Diversity changes the texture of discussion, but university decisions are threatening its future.
“Stand-alone diversity statements will no longer be permitted in recruitments,” Katherine Newman, UC provost and executive vice president of academic affairs, wrote in a letter to campus leaders in March 2025.
Oppenheimer said UC’s decision to stop requiring diversity statements in hiring is a change that affects more than paperwork, citing potential consequences of disallowing stand-alone diversity statements in recruiting.
“They stop getting answers,” Oppenheimer said. “But more importantly, they stop telling their faculty that self-examination on this question is of some value.”
A settlement proposal the Trump administration sent to UCLA last year demanded sweeping changes to diversity policies, including eliminating diversity statements in hiring and reviewing university programs tied to diversity, equity and inclusion.
Students hear the Trump administration frame DEI as a political issue about who gets opportunities. Yet, that argument fails to consider what DEI contributes to a classroom or why universities spent decades building these programs in the first place.

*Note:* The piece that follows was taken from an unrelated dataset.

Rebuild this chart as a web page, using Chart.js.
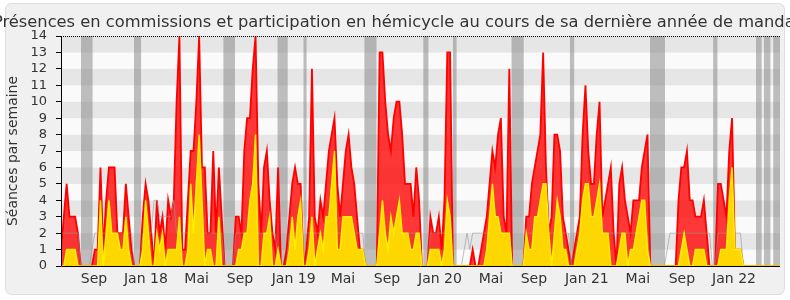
<!DOCTYPE html>
<html><head><meta charset="utf-8">
<script src="https://cdn.jsdelivr.net/npm/chart.js@4.4.1/dist/chart.umd.min.js"></script>
<style>html,body{margin:0;padding:0;background:#fff;}</style>
</head><body>
<canvas id="c" width="790" height="300"></canvas>
<script>
// ---- data (one value per week, week 0 = start of the legislature) ----
const weekCount = 256;
const titleText = 'Présences en commissions et participation en hémicycle au cours de sa dernière année de mandat';
const hemicycle = [
1,3,5,3,3,3,2,0,0,0, 0,0,1,1,6,1,4,6,6,6,
2,2,2,5,3,1,0,0,0,3, 5,4,2,0,4,2,3,1,4,3,
4,10,14,1,1,4,7,7,10,14, 6,6,2,2,7,2,6,3,0,0,
0,0,3,3,2,7,9,9,12,14, 5,2,6,7,4,2,1,6,0,0,
1,3,5,6,5,5,0,1,3,12, 3,2,4,3,5,7,8,9,5,3,
5,7,8,6,5,3,1,1,0,0, 0,0,0,13,13,10,8,7,9,10,
10,8,5,5,5,3,6,4,0,0, 0,3,2,2,3,1,4,13,13,0,
0,0,0,0,0,0,1,0,0,1, 2,3,5,7,6,8,9,3,2,12,
0,0,0,0,0,3,3,5,6,7, 8,13,6,2,3,8,8,7,3,2,
1,0,1,2,3,8,11,7,5,5, 8,10,3,4,5,6,2,0,5,6,
4,3,2,4,4,4,6,7,8,0, 0,0,0,0,0,0,0,0,0,4,
6,6,7,4,4,3,3,3,4,2, 0,0,0,5,5,4,3,7,9,1,
1,1,0,0,0,0,0,0,0,0, 0,0,0,0,0,0
];
const commissions = [
0,0,1,1,1,1,0,0,0,0, 0,0,0,0,4,0,2,4,2,2,
2,1,1,3,1,0,0,0,0,1, 4,2,0,0,2,1,2,0,1,1,
1,1,3,0,0,1,5,2,5,8, 4,0,1,1,0,0,3,0,0,0,
0,0,0,1,1,2,2,4,5,8, 0,0,2,2,3,0,0,1,0,0,
0,1,3,1,3,4,0,0,1,3, 0,1,2,1,3,3,5,7,1,1,
3,3,3,3,2,1,1,1,0,0, 0,0,0,2,4,2,1,3,2,3,
4,2,2,2,1,1,2,2,0,0, 0,1,1,1,1,0,1,4,3,0,
0,0,0,0,0,0,0,0,0,0, 0,1,3,5,3,3,2,2,2,2,
0,0,0,0,0,2,1,1,3,3, 4,5,5,2,0,2,4,3,1,1,
0,0,0,1,2,4,5,5,3,3, 4,5,2,2,2,0,0,0,1,2,
2,0,1,1,2,3,4,4,1,0, 0,0,0,0,0,0,0,0,0,0,
1,2,1,0,0,1,1,1,1,0, 0,0,0,0,1,1,1,4,6,1,
1,1,0,0,0,0,0,0,0,0, 0,0,0,0,0,0
];
const median = [
2,2,2,2,2,2,2,0,0,0, 0,1,2,2,2,2,2,2,2,2,
2,2,2,2,2,2,0,0,0,2, 2,2,2,4,4,3,3,3,3,3,
4,2,2,2,2,2,2,2,2,2, 2,2,2,2,2,2,2,2,0,0,
0,0,2,2,2,2,2,2,2,2, 2,2,2,2,2,2,2,0,0,0,
0,2,2,2,2,2,0,2,2,2, 2,2,2,2,2,2,2,2,2,2,
2,2,2,2,2,2,2,2,0,0, 0,0,0,2,2,2,2,2,2,2,
2,2,2,2,2,2,2,2,0,0, 0,2,2,2,2,2,2,2,2,0,
0,0,0,1,2,1,2,2,2,2, 2,2,2,2,2,2,2,2,2,2,
0,0,0,0,0,2,2,2,2,2, 2,2,2,2,2,2,2,2,2,2,
2,0,2,2,2,2,2,2,2,2, 2,2,2,2,2,2,2,2,2,2,
2,2,2,2,2,2,2,2,2,0, 0,0,0,0,0,1,2,2,2,2,
2,2,2,2,2,2,2,2,2,2, 2,0,0,2,2,2,2,2,2,2,
2,2,0,0,0,0,0,0,0,0, 0,0,0,0,0,0
];
// parliamentary recess periods (in weeks)
const recessStart = [7.1, 25.9, 57.6, 76.8, 86.0, 107.6, 128.5, 139.0, 159.8, 180.5, 208.9, 231.3, 246.5, 249.3, 252.6];
const recessEnd   = [11.2, 28.4, 61.7, 80.4, 87.1, 111.9, 130.3, 140.3, 164.1, 182.0, 214.2, 232.8, 248.5, 251.6, 255.0];
// month tick labels and their week positions
const tickLabels = ['Sep','Jan 18','Mai','Sep','Jan 19','Mai','Sep','Jan 20','Mai','Sep','Jan 21','Mai','Sep','Jan 22'];
const tickWeeks  = [11.7, 30.1, 48.1, 63.5, 82.5, 100.0, 115.6, 134.4, 152.5, 167.7, 186.5, 204.6, 220.2, 238.7];

const toXY = arr => arr.map((v, i) => ({x: i, y: v}));

Chart.defaults.font.family = "'DejaVu Sans', sans-serif";
Chart.defaults.color = '#333';

const decor = {
  id: 'decor',
  beforeDraw(chart) {
    const {ctx, chartArea: a, scales: {x, y}} = chart;
    ctx.save();
    ctx.fillStyle = '#ffffff';
    ctx.fillRect(0, 0, chart.width, chart.height);
    ctx.beginPath();
    ctx.roundRect(5.5, 3.5, 779, 291, 6);
    ctx.fillStyle = '#f0f0f0';
    ctx.fill();
    ctx.strokeStyle = '#dddddd';
    ctx.lineWidth = 1;
    ctx.stroke();
    for (let k = 0; k < 14; k++) {
      const y0 = y.getPixelForValue(k + 1), y1 = y.getPixelForValue(k);
      ctx.fillStyle = (k % 2) ? '#e6e6e6' : '#fafafa';
      ctx.fillRect(a.left, y0, a.right - a.left, y1 - y0);
    }
    ctx.fillStyle = 'rgba(128,128,128,0.5)';
    recessStart.forEach((s, i) => {
      const x0 = x.getPixelForValue(s), x1 = x.getPixelForValue(recessEnd[i]);
      ctx.fillRect(x0, a.top, x1 - x0, a.bottom - a.top);
    });
    ctx.restore();
  },
  afterDatasetsDraw(chart) {
    const {ctx, chartArea: a} = chart;
    ctx.save();
    ctx.strokeStyle = '#000';
    ctx.lineWidth = 1;
    ctx.beginPath();
    ctx.moveTo(a.left + 0.5, a.top);
    ctx.lineTo(a.left + 0.5, a.bottom + 0.5);
    ctx.lineTo(a.right, a.bottom + 0.5);
    ctx.stroke();
    ctx.setLineDash([1, 1]);
    ctx.beginPath();
    ctx.moveTo(a.left, a.top + 0.5);
    ctx.lineTo(a.right, a.top + 0.5);
    ctx.stroke();
    ctx.restore();
  },
  afterDraw(chart) {
    // title drawn at its natural width (it overflows the canvas, like the original)
    const {ctx} = chart;
    ctx.save();
    ctx.font = "16.3px 'DejaVu Sans', sans-serif";
    ctx.fillStyle = '#333';
    ctx.textAlign = 'center';
    ctx.textBaseline = 'alphabetic';
    ctx.fillText(titleText, 397, 26.5);
    ctx.restore();
  }
};

new Chart(document.getElementById('c'), {
  type: 'line',
  data: {
    datasets: [
      { label: 'Présences en commission', data: toXY(commissions), order: 0,
        borderColor: 'rgb(255,238,0)', borderWidth: 1.5, backgroundColor: '#ffd700', fill: 'origin',
        pointRadius: 0, tension: 0 },
      { label: 'Médiane', data: toXY(median), order: 1,
        borderColor: 'rgba(150,150,150,0.6)', borderWidth: 1, fill: false,
        pointRadius: 0, tension: 0 },
      { label: 'Participation en hémicycle', data: toXY(hemicycle), order: 2,
        borderColor: 'rgb(255,0,0)', borderWidth: 1.8, backgroundColor: 'rgba(255,0,0,0.78)', fill: 'origin',
        pointRadius: 0, tension: 0 }
    ]
  },
  options: {
    responsive: false,
    animation: false,
    devicePixelRatio: 1,
    layout: { padding: { left: 0, right: 10, top: 36, bottom: 0 } },
    plugins: {
      legend: { display: false },
      tooltip: { enabled: false },
      title: { display: false }
    },
    scales: {
      x: {
        type: 'linear', min: 0, max: weekCount - 1,
        afterBuildTicks(s) { s.ticks = tickWeeks.map(v => ({ value: v })); },
        afterFit(s) { s.height = 34; },
        ticks: { autoSkip: false, maxRotation: 0, padding: 5, color: '#333', font: { size: 14 },
                 callback: (v, i) => tickLabels[i] },
        grid: { display: false, drawTicks: false },
        border: { display: false }
      },
      y: {
        min: 0, max: 14,
        afterFit(s) { s.width = 61; },
        ticks: { stepSize: 1, autoSkip: false, padding: 9, color: '#333', font: { size: 13 } },
        grid: { drawOnChartArea: false, drawTicks: true, tickLength: 5, color: '#000' },
        border: { display: false },
        title: { display: true, text: 'Séances par semaine', color: '#333', font: { size: 14 },
                 padding: { top: 5, bottom: 0 } }
      }
    }
  },
  plugins: [decor]
});
</script>
</body></html>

Debates about merit also rely on narrow measures.
“(People) assume, for example, that a test like the SAT or LSAT or MCAT or GRE is simply a test of merit,” said Oppenheimer. “It is equally, if not more, a test of parental income, a test of family wealth, a test of class status, a test of prior educational experience.”
Critics claim DEI initiatives weaken academic standards by lowering expectations in the name of equity.
“That’s not true,” Oppenheimer countered. “What diversity, equity and inclusion programs do is broaden the pool and require us to be more self-reflective. I think that means we raise our standards.”
Universities frame changes to DEI programs and requirements as minor adjustments. UC leaders said in a statement that the University’s values and commitment to its mission have not changed.
Oppenheimer said that the real concern lies elsewhere.
“I’m more worried about anticipatory compliance, where universities are reducing their commitment to diversity, than I am about renaming offices,” he said.
For students watching these shifts, the response cannot be silence. Universities are communities shaped by the people inside them.
“This is a time when all of us at the university – students, faculty, staff and leadership at all levels – need to be courageous,” Oppenheimer said.